Acting’s uniformly first-rate. Murphy gets the chance to sound like an entitled 4 x 4 school-run type, and Simons a Jewish local who doesn’t like someone else exploiting Jewish identity for fear of trouble (something the play understandably can’t explore as well). If Simons’ main task is a little thankless, Murphy enjoys some memorable foil moments in sparring with her spirited younger sister (they’re six years apart). “I believe in things that move slowly” the former Buddhist nun tells Laura. Though Levkov pushes her Buddhist identity perhaps a little hard, Murphy inhabits Anna as a believable contrast.

Diamond, making her debut in Laura’s central role, is quite stunning, spinning through Laura with a centripetal energy and brio that’s complete and compelling. She belongs to a bigger play, and she persuades us Laura does too.

Granted Laura has many of the best lines, gratifyingly often from the Ash Sarkar playbook, she’s also invested in the best lyricism. “Like an egg breaking open. An Eruv no-one’s seen before… All in the net together, assembled and alive” which is less forced than Councillor Young’s riposte to a phrase of hers: “I find it insolent and flip. And skanky and fucked” which is probably higher than his metaphor-grade.

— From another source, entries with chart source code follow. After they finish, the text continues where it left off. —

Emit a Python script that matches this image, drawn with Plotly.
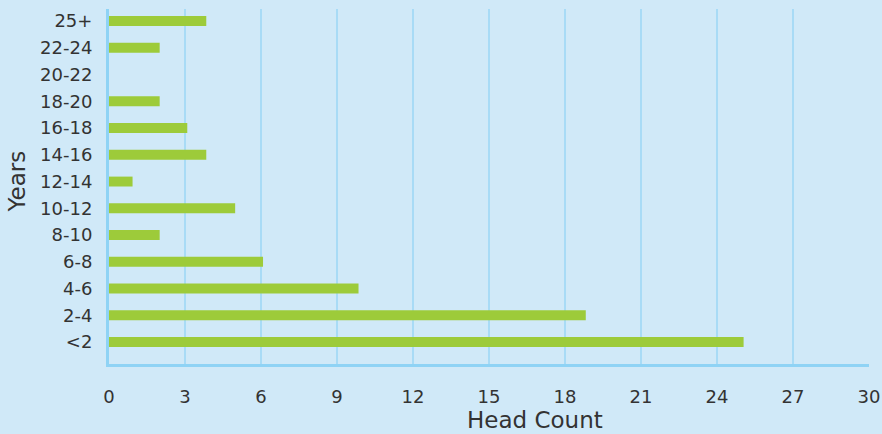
import plotly.graph_objects as go

categories = ["<2", "2-4", "4-6", "6-8", "8-10", "10-12", "12-14", "14-16", "16-18", "18-20", "20-22", "22-24", "25+"]
head_count = [25.05, 18.82, 9.85, 6.08, 2.0, 4.98, 0.93, 3.84, 3.09, 2.0, 0, 2.0, 3.84]
x_ticks = [0, 3, 6, 9, 12, 15, 18, 21, 24, 27, 30]

bg = "#d0e9f8"
font_family = "DejaVu Sans, sans-serif"
fig = go.Figure(go.Bar(
    y=categories, x=head_count, orientation="h",
    marker=dict(color="#9dcb3a", line=dict(width=0)),
    width=0.37,
))
fig.update_layout(
    width=882, height=434,
    paper_bgcolor=bg, plot_bgcolor=bg,
    margin=dict(l=109, r=13, t=9, b=70, autoexpand=False),
    font=dict(family=font_family, size=18, color="#333333"),
    showlegend=False,
    annotations=[
        dict(text="Head Count", xref="paper", yref="paper", x=0.5605, y=0,
             yshift=-56, xanchor="center", yanchor="middle", showarrow=False,
             font=dict(size=23, color="#333333")),
        dict(text="Years", xref="paper", yref="paper", x=0, y=0.5,
             xshift=-93, yshift=5, xanchor="center", yanchor="middle",
             textangle=-90, showarrow=False,
             font=dict(size=23, color="#333333")),
    ],
)
fig.update_xaxes(
    range=[0, 30], tickvals=x_ticks, ticktext=[str(v) for v in x_ticks],
    showgrid=True, gridcolor="#a8dbf6", gridwidth=2,
    showline=True, linecolor="#8fd3f5", linewidth=3,
    zeroline=False, ticks="", ticklabelstandoff=14, automargin=False,
)
fig.update_yaxes(
    type="category",
    categoryorder="array", categoryarray=categories,
    range=[-0.82, 12.45],
    showline=True, linecolor="#8fd3f5", linewidth=3,
    showgrid=False, ticks="", ticklabelstandoff=10, automargin=False,
)
fig.write_html(
    "out.html",
    config={"displayModeBar": False},
    post_script="document.body.style.margin='0';document.body.style.background='%s';" % bg,
)
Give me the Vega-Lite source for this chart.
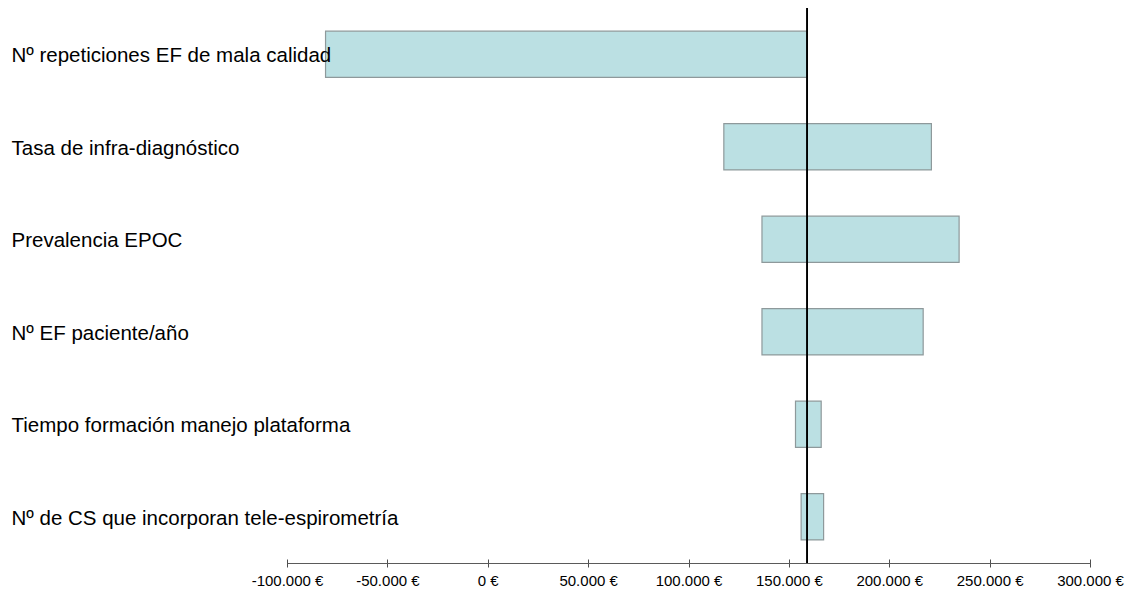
{
  "$schema": "https://vega.github.io/schema/vega-lite/v6.json",
  "width": 803,
  "height": 555,
  "autosize": "none",
  "padding": {"left": 287, "top": 8, "right": 48, "bottom": 34},
  "background": "white",
  "config": {
    "view": {"stroke": null},
    "font": "Liberation Sans",
    "locale": {
      "number": {"decimal": ",", "thousands": ".", "grouping": [3], "currency": ["", " €"], "minus": "-"}
    }
  },
  "data": {
    "values": [
      {"parametro": "Nº repeticiones EF de mala calidad", "bajo": -80800, "alto": 159100},
      {"parametro": "Tasa de infra-diagnóstico", "bajo": 117600, "alto": 221000},
      {"parametro": "Prevalencia EPOC", "bajo": 136600, "alto": 234800},
      {"parametro": "Nº EF paciente/año", "bajo": 136600, "alto": 216900},
      {"parametro": "Tiempo formación manejo plataforma", "bajo": 153300, "alto": 166100},
      {"parametro": "Nº de CS que incorporan tele-espirometría", "bajo": 156100, "alto": 167300}
    ]
  },
  "resolve": {"axis": {"x": "independent"}},
  "layer": [
    {
      "mark": {"type": "bar", "fill": "#bbe0e3", "stroke": "#8e999b", "strokeWidth": 1.2},
      "encoding": {
        "y": {
          "field": "parametro", "type": "nominal", "sort": null,
          "scale": {"paddingInner": 0.5, "paddingOuter": 0.25},
          "axis": {
            "title": null, "domain": false, "ticks": false, "tickSize": 0,
            "labelAlign": "left", "labelPadding": 276, "labelBaseline": "alphabetic",
            "labelOffset": 8, "labelFontSize": 20.5, "labelColor": "#000000",
            "labelLimit": 0, "grid": false, "zindex": 1
          }
        },
        "x": {
          "field": "bajo", "type": "quantitative",
          "scale": {"domain": [-100000, 300000], "nice": false, "zero": false},
          "axis": {
            "orient": "bottom",
            "title": null, "grid": false, "domain": false,
            "values": [-100000, -50000, 0, 50000, 100000, 150000, 200000, 250000, 300000],
            "format": "$,.0f", "offset": -4, "tickSize": 8, "tickColor": "#4d4d4d",
            "labelPadding": 6, "labelFontSize": 15, "labelColor": "#000000",
            "labelFlush": false, "labelOverlap": false
          }
        },
        "x2": {"field": "alto"}
      }
    },
    {
      "mark": {"type": "rule", "color": "#000000", "strokeWidth": 1},
      "encoding": {
        "x": {
          "datum": 159100, "type": "quantitative",
          "axis": {
            "orient": "bottom",
            "title": null, "grid": false, "domain": true, "domainColor": "#5a5a5a",
            "domainWidth": 1.2, "ticks": false, "labels": false
          }
        }
      }
    }
  ]
}
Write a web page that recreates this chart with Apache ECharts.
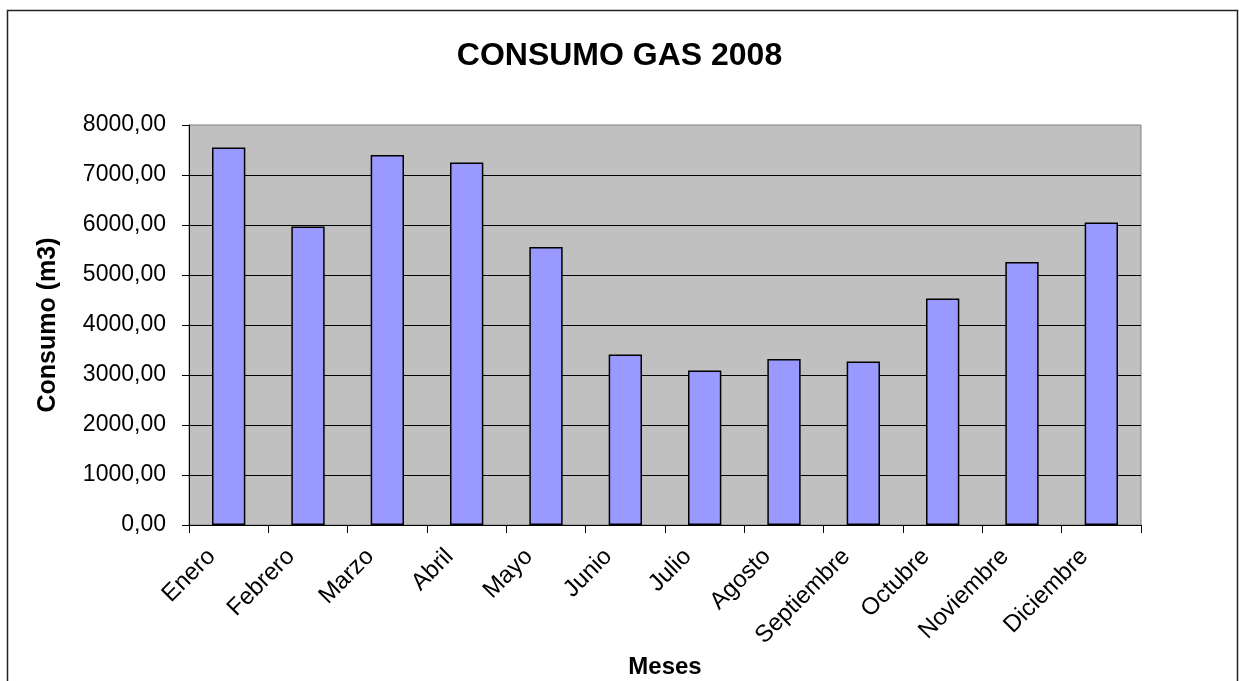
<!DOCTYPE html>
<html>
<head>
<meta charset="utf-8">
<script src="https://cdn.jsdelivr.net/npm/echarts@6/dist/echarts.min.js"></script>
<style>
  html, body { margin: 0; padding: 0; background: #fff; }
  #grafico { width: 1239px; height: 681px; }
</style>
</head>
<body>
<div id="grafico"></div>
<script>
// datos del grafico
var meses = ['Enero', 'Febrero', 'Marzo', 'Abril', 'Mayo', 'Junio', 'Julio',
  'Agosto', 'Septiembre', 'Octubre', 'Noviembre', 'Diciembre'];
var consumo = [7550, 5970, 7400, 7250, 5560, 3410, 3090, 3320, 3270, 4530, 5260, 6050];
var ejeY = { min: 0, max: 8000, interval: 1000 };

var fuente = '"Liberation Sans", Arial, sans-serif';

var chart = echarts.init(document.getElementById('grafico'));

var option = {
  animation: false,
  textStyle: { fontFamily: fuente },
  title: {
    text: 'CONSUMO GAS 2008',
    left: 'center',
    top: 35,
    textStyle: { fontFamily: fuente, fontSize: 32, fontWeight: 'bold', color: '#000' }
  },
  graphic: [{
    type: 'rect',
    shape: { x: 7.5, y: 10.5, width: 1230, height: 700 },
    style: { fill: null, stroke: '#222', lineWidth: 1.5 },
    silent: true
  }],
  grid: {
    left: 189, right: 98, top: 125, bottom: 156,
    outerBoundsMode: 'none',
    containLabel: false,
    show: true,
    backgroundColor: '#C0C0C0',
    borderColor: '#808080',
    borderWidth: 1
  },
  xAxis: {
    type: 'category',
    data: meses,
    name: 'Meses',
    nameLocation: 'middle',
    nameGap: 122,
    nameTextStyle: { fontFamily: fuente, fontSize: 24, fontWeight: 'bold', color: '#000' },
    axisLine: { lineStyle: { color: '#000', width: 1 } },
    axisTick: { show: true, length: 8, alignWithLabel: false, lineStyle: { color: '#000' } },
    axisLabel: {
      rotate: 45,
      margin: 11,
      padding: [0, 24, 0, 0],
      fontFamily: fuente,
      fontSize: 24,
      color: '#000'
    }
  },
  yAxis: {
    type: 'value',
    min: ejeY.min,
    max: ejeY.max,
    interval: ejeY.interval,
    name: 'Consumo (m3)',
    nameLocation: 'middle',
    nameRotate: 90,
    nameGap: 128,
    nameTextStyle: { fontFamily: fuente, fontSize: 25, fontWeight: 'bold', color: '#000' },
    axisLine: { show: true, lineStyle: { color: '#000', width: 1 } },
    axisTick: { show: true, length: 7, lineStyle: { color: '#000' } },
    axisLabel: {
      margin: 23,
      fontFamily: fuente,
      fontSize: 23,
      color: '#000',
      formatter: function (v) { return v.toFixed(2).replace('.', ','); }
    },
    splitLine: { show: true, showMaxLine: false, lineStyle: { color: '#000', width: 1 } }
  },
  series: [{
    name: 'Consumo',
    type: 'bar',
    data: consumo,
    barCategoryGap: '58%',
    itemStyle: { color: '#9999FF', borderColor: '#000', borderWidth: 1.5 }
  }]
};

chart.setOption(option);
</script>
</body>
</html>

Mind you, the Officer at least doesn’t mention Hegel as philosophy graduate Laura does, then (wholly independently) Felix too. Someone edited out a third character referencing Hegel for some thesis-antithesis-synthesis joke.

Levkov’s central conceit the Eruv, really is too gossamer-light to carry conviction as a protest on its own. But rather than dwell on Levkov fighting his own natural tendencies by introducing state conflict, what’s surprising is his not knowing Laura enough to see what she’d do.

Despite the plethora of mobile phones and tracking referenced the obvious media is absent. It’s not just friends like offstage Kate and by direction audience all coming to support the beleaguered protesters that win such battles, but leftish media. Of course others led by the BBC with its cringeworthy “invasion” tropes hardly inspires, but then this play shows much has changed. Laura might flay me, but wargaming outcomes would make this play land far more than elegising at the tops of trees and shaking down raisins on the world.

Levkov might come in for some unfair brickbats, but with a lightly re-jigged video and sound (excellent distance effects from Matt Eaton) a larger canvas, a more raw, immediate engagement might ground In the Net and land it too. Levkov’s good at rapid introduction, a whirligig of different characters, some gestured over the phone, and light on his feet, even if not everything convinces. But see it for its ambition, its occasionally gorgeous language, Offie-worthy lighting and in Diamond, an actor to greet and watch, making I predict one of the most assured debuts of the coming year.